→ **Information supplied**
----------

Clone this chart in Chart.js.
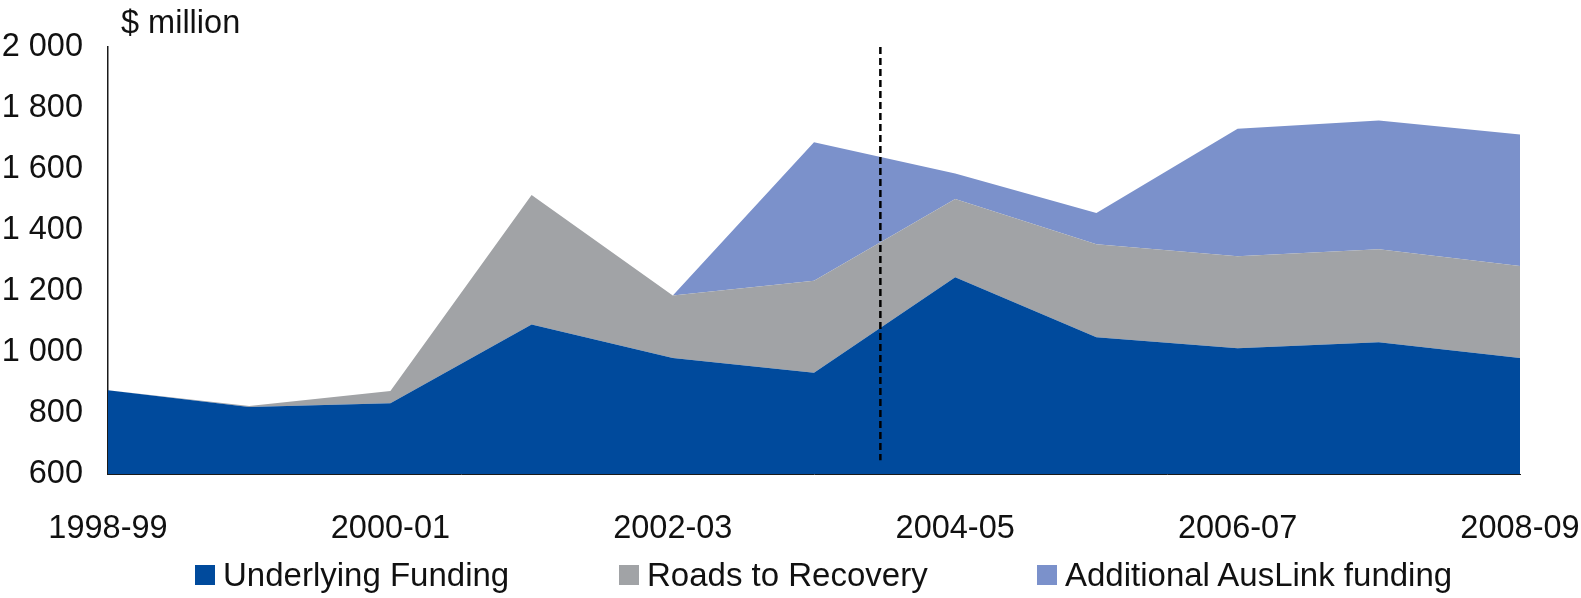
<!DOCTYPE html>
<html>
<head>
<meta charset="utf-8">
<title>Road funding</title>
<script src="https://cdn.jsdelivr.net/npm/chart.js@4"></script>
<style>
  html, body { margin: 0; padding: 0; background: #fff; }
  #wrap { position: relative; width: 1581px; height: 598px; }
  #legend {
    position: absolute; left: 0; top: 556px; width: 1581px; height: 36px;
    font-family: "Liberation Sans", Arial, sans-serif; font-size: 33px; color: #111;
  }
  .item { position: absolute; top: 0; display: flex; align-items: center; white-space: nowrap; }
  .swatch { width: 20px; height: 20px; margin-right: 8px; }
</style>
</head>
<body>
<div id="wrap">
  <canvas id="my-chart"></canvas>
  <div id="legend"></div>
</div>
<script>
'use strict';

// ************** Data ***************

let years = ['1998-99', '1999-00', '2000-01', '2001-02', '2002-03', '2003-04',
  '2004-05', '2005-06', '2006-07', '2007-08', '2008-09'];

let underlyingFunding = [875, 820, 832, 1090, 980, 932, 1245, 1048, 1012, 1032, 980];
let roadsToRecovery = [0, 3, 40, 425, 205, 302, 257, 305, 302, 305, 302];
let additionalAusLink = [0, 0, 0, 0, 0, 454, 83, 103, 418, 422, 431];

let seriesNames = ['Underlying Funding', 'Roads to Recovery', 'Additional AusLink funding'];
let seriesColors = ['#004a9c', '#a1a3a6', '#7b91cb'];

let yMin = 600;
let yMax = 2000;
let yStep = 200;

// dashed divider sits between 2003-04 and 2004-05
let dividerIndex = 5.47;
let dividerTop = 2000;
let dividerBottom = 645;

let fontName = '"Liberation Sans", Arial, sans-serif';
let fontSize = 32.5;

// ************** Helpers ***************

function formatTick(value) {
  if (value >= 1000) {
    return Math.floor(value / 1000) + ' ' + String(value % 1000).padStart(3, '0');
  }
  return String(value);
}

// ************** Plugins ***************

let dividerPlugin = {
  id: 'divider',
  afterDatasetsDraw(chart) {
    let c = chart.ctx;
    let x = chart.scales.x.getPixelForValue(dividerIndex);
    c.save();
    c.strokeStyle = '#000';
    c.lineWidth = 2.5;
    c.setLineDash([7, 4]);
    c.beginPath();
    c.moveTo(x, chart.scales.y.getPixelForValue(dividerTop));
    c.lineTo(x, chart.scales.y.getPixelForValue(dividerBottom));
    c.stroke();
    c.restore();
  }
};

let unitPlugin = {
  id: 'unitLabel',
  afterDraw(chart) {
    let c = chart.ctx;
    c.save();
    c.font = fontSize + 'px ' + fontName;
    c.fillStyle = '#111';
    c.textBaseline = 'middle';
    c.fillText('$ million', 121, 24);
    c.restore();
  }
};

// ************** Chart ***************

let ctx = document.getElementById('my-chart').getContext('2d');

let seriesValues = [underlyingFunding, roadsToRecovery, additionalAusLink];
let datasets = [];
for (let i = 0; i < seriesValues.length; i++) {
  datasets.push({
    label: seriesNames[i],
    data: seriesValues[i],
    backgroundColor: seriesColors[i],
    borderWidth: 0,
    pointRadius: 0,
    tension: 0,
    fill: i === 0 ? 'start' : '-1'
  });
}

new Chart(ctx, {
  type: 'line',
  data: { labels: years, datasets: datasets },
  options: {
    responsive: true,
    maintainAspectRatio: false,
    animation: false,
    layout: { padding: { top: 47, right: 61, bottom: 0, left: 0 } },
    plugins: {
      legend: { display: false },
      tooltip: { enabled: false }
    },
    scales: {
      x: {
        offset: false,
        grid: { display: false, drawTicks: false },
        border: { display: true, color: '#1a1a1a', width: 1 },
        ticks: {
          autoSkip: false,
          maxRotation: 0,
          padding: 36,
          color: '#111',
          font: { family: fontName, size: fontSize },
          callback: function (value, index) {
            return index % 2 === 0 ? years[index] : '';
          }
        },
        afterFit: function (scale) {
          scale.height = 124;
          // labels may overhang the plot; keep the plot edges fixed
          scale.paddingLeft = 0;
          scale.paddingRight = 0;
        }
      },
      y: {
        stacked: true,
        min: yMin,
        max: yMax,
        grid: { display: false, drawTicks: false },
        border: { display: true, color: '#1a1a1a', width: 1.5 },
        ticks: {
          stepSize: yStep,
          padding: 25,
          color: '#111',
          font: { family: fontName, size: fontSize },
          callback: formatTick
        },
        afterFit: function (scale) { scale.width = 108; }
      }
    }
  },
  plugins: [dividerPlugin, unitPlugin]
});

// ************** Legend ***************

let legendLefts = [195, 619, 1037];
let legendBox = document.getElementById('legend');
for (let i = 0; i < seriesNames.length; i++) {
  let item = document.createElement('div');
  item.className = 'item';
  item.style.left = legendLefts[i] + 'px';
  let swatch = document.createElement('span');
  swatch.className = 'swatch';
  swatch.style.background = seriesColors[i];
  let text = document.createElement('span');
  text.textContent = seriesNames[i];
  item.appendChild(swatch);
  item.appendChild(text);
  legendBox.appendChild(item);
}
</script>
</body>
</html>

----------

→ **Instruction**
Go through the listing above and quote it exactly, apart from its images.

→ **Solution for this problem**
Clone this chart in Chart.js.
<!DOCTYPE html>
<html>
<head>
<meta charset="utf-8">
<title>Road funding</title>
<script src="https://cdn.jsdelivr.net/npm/chart.js@4"></script>
<style>
  html, body { margin: 0; padding: 0; background: #fff; }
  #wrap { position: relative; width: 1581px; height: 598px; }
  #legend {
    position: absolute; left: 0; top: 556px; width: 1581px; height: 36px;
    font-family: "Liberation Sans", Arial, sans-serif; font-size: 33px; color: #111;
  }
  .item { position: absolute; top: 0; display: flex; align-items: center; white-space: nowrap; }
  .swatch { width: 20px; height: 20px; margin-right: 8px; }
</style>
</head>
<body>
<div id="wrap">
  <canvas id="my-chart"></canvas>
  <div id="legend"></div>
</div>
<script>
'use strict';

// ************** Data ***************

let years = ['1998-99', '1999-00', '2000-01', '2001-02', '2002-03', '2003-04',
  '2004-05', '2005-06', '2006-07', '2007-08', '2008-09'];

let underlyingFunding = [875, 820, 832, 1090, 980, 932, 1245, 1048, 1012, 1032, 980];
let roadsToRecovery = [0, 3, 40, 425, 205, 302, 257, 305, 302, 305, 302];
let additionalAusLink = [0, 0, 0, 0, 0, 454, 83, 103, 418, 422, 431];

let seriesNames = ['Underlying Funding', 'Roads to Recovery', 'Additional AusLink funding'];
let seriesColors = ['#004a9c', '#a1a3a6', '#7b91cb'];

let yMin = 600;
let yMax = 2000;
let yStep = 200;

// dashed divider sits between 2003-04 and 2004-05
let dividerIndex = 5.47;
let dividerTop = 2000;
let dividerBottom = 645;

let fontName = '"Liberation Sans", Arial, sans-serif';
let fontSize = 32.5;

// ************** Helpers ***************

function formatTick(value) {
  if (value >= 1000) {
    return Math.floor(value / 1000) + ' ' + String(value % 1000).padStart(3, '0');
  }
  return String(value);
}

// ************** Plugins ***************

let dividerPlugin = {
  id: 'divider',
  afterDatasetsDraw(chart) {
    let c = chart.ctx;
    let x = chart.scales.x.getPixelForValue(dividerIndex);
    c.save();
    c.strokeStyle = '#000';
    c.lineWidth = 2.5;
    c.setLineDash([7, 4]);
    c.beginPath();
    c.moveTo(x, chart.scales.y.getPixelForValue(dividerTop));
    c.lineTo(x, chart.scales.y.getPixelForValue(dividerBottom));
    c.stroke();
    c.restore();
  }
};

let unitPlugin = {
  id: 'unitLabel',
  afterDraw(chart) {
    let c = chart.ctx;
    c.save();
    c.font = fontSize + 'px ' + fontName;
    c.fillStyle = '#111';
    c.textBaseline = 'middle';
    c.fillText('$ million', 121, 24);
    c.restore();
  }
};

// ************** Chart ***************

let ctx = document.getElementById('my-chart').getContext('2d');

let seriesValues = [underlyingFunding, roadsToRecovery, additionalAusLink];
let datasets = [];
for (let i = 0; i < seriesValues.length; i++) {
  datasets.push({
    label: seriesNames[i],
    data: seriesValues[i],
    backgroundColor: seriesColors[i],
    borderWidth: 0,
    pointRadius: 0,
    tension: 0,
    fill: i === 0 ? 'start' : '-1'
  });
}

new Chart(ctx, {
  type: 'line',
  data: { labels: years, datasets: datasets },
  options: {
    responsive: true,
    maintainAspectRatio: false,
    animation: false,
    layout: { padding: { top: 47, right: 61, bottom: 0, left: 0 } },
    plugins: {
      legend: { display: false },
      tooltip: { enabled: false }
    },
    scales: {
      x: {
        offset: false,
        grid: { display: false, drawTicks: false },
        border: { display: true, color: '#1a1a1a', width: 1 },
        ticks: {
          autoSkip: false,
          maxRotation: 0,
          padding: 36,
          color: '#111',
          font: { family: fontName, size: fontSize },
          callback: function (value, index) {
            return index % 2 === 0 ? years[index] : '';
          }
        },
        afterFit: function (scale) {
          scale.height = 124;
          // labels may overhang the plot; keep the plot edges fixed
          scale.paddingLeft = 0;
          scale.paddingRight = 0;
        }
      },
      y: {
        stacked: true,
        min: yMin,
        max: yMax,
        grid: { display: false, drawTicks: false },
        border: { display: true, color: '#1a1a1a', width: 1.5 },
        ticks: {
          stepSize: yStep,
          padding: 25,
          color: '#111',
          font: { family: fontName, size: fontSize },
          callback: formatTick
        },
        afterFit: function (scale) { scale.width = 108; }
      }
    }
  },
  plugins: [dividerPlugin, unitPlugin]
});

// ************** Legend ***************

let legendLefts = [195, 619, 1037];
let legendBox = document.getElementById('legend');
for (let i = 0; i < seriesNames.length; i++) {
  let item = document.createElement('div');
  item.className = 'item';
  item.style.left = legendLefts[i] + 'px';
  let swatch = document.createElement('span');
  swatch.className = 'swatch';
  swatch.style.background = seriesColors[i];
  let text = document.createElement('span');
  text.textContent = seriesNames[i];
  item.appendChild(swatch);
  item.appendChild(text);
  legendBox.appendChild(item);
}
</script>
</body>
</html>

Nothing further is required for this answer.